Godhall is a farmhouse that dates from the late 16th century, with a facade added in the late 18th century and restored in the late 20th century. It is timber framed, with the ground floor covered in weatherboarding and the first floor finished with tile-hanging. The roof is made of plain tiles and features five timber-framed bays, all floored from the beginning. There is a two-bay hall, a single-bay room to the right, and a single bay containing a stack and cross-passage to the left. The left end of the house has a single bay that is divided axially into two rooms. The first floor is divided differently. The building has two storeys and an attic, set on a brick plinth, with a hipped roof that has a gablet on the right. There is a multiple brick ridge stack on the front slope of the roof towards the left end, along with a slender projecting stack at the left end. The fenestration is irregular, featuring four three-light casements and a 20th-century ribbed door immediately to the left of the stack.

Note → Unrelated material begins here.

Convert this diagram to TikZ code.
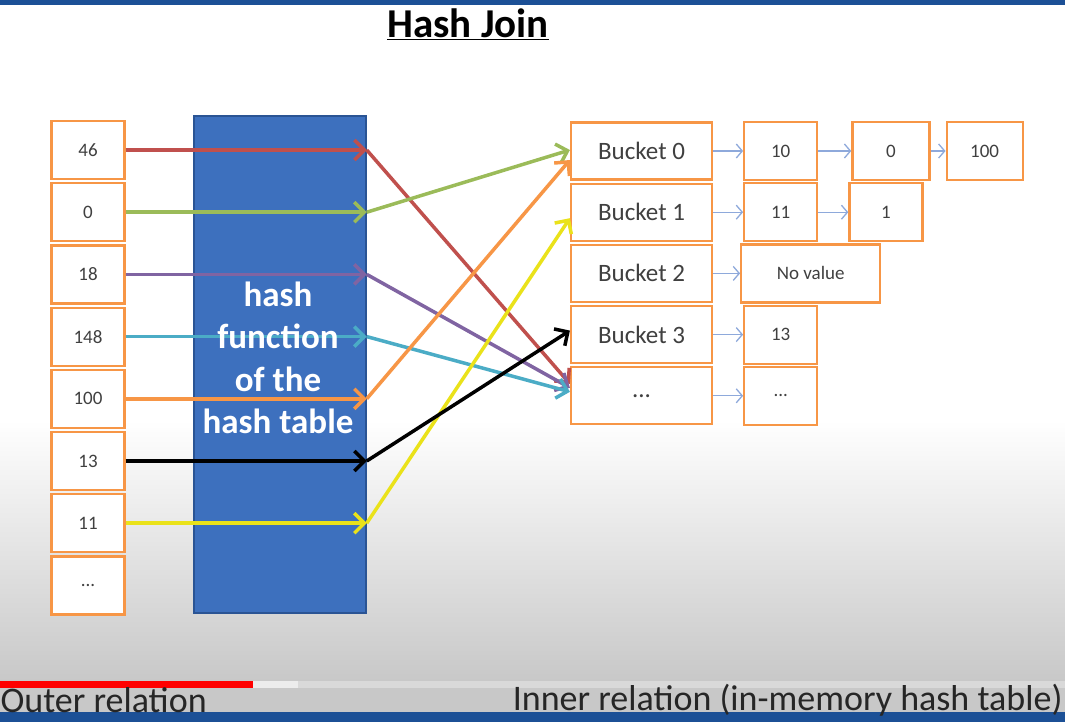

Inside, the farmhouse has exposed timbers and three ground-floor doorways with four-centred arches; two of these are service doorways with hollow spandrels, while one is a parlour doorway with scrolls on the spandrels, although none are in their original positions. There are three first-floor doorways with plain dropped heads, including one next to the original window sill in the right gable end. There is evidence of stairs behind the stack against the rear wall, and original partitions remain. The rear wall of the hall features four lights of an eight-light frieze window with ogee mullions. The roof structure includes clasped purlins with principal rafters trenched over the purlins, cambered collars with vertical queen-struts, intermediate collars, and ogee windbraces.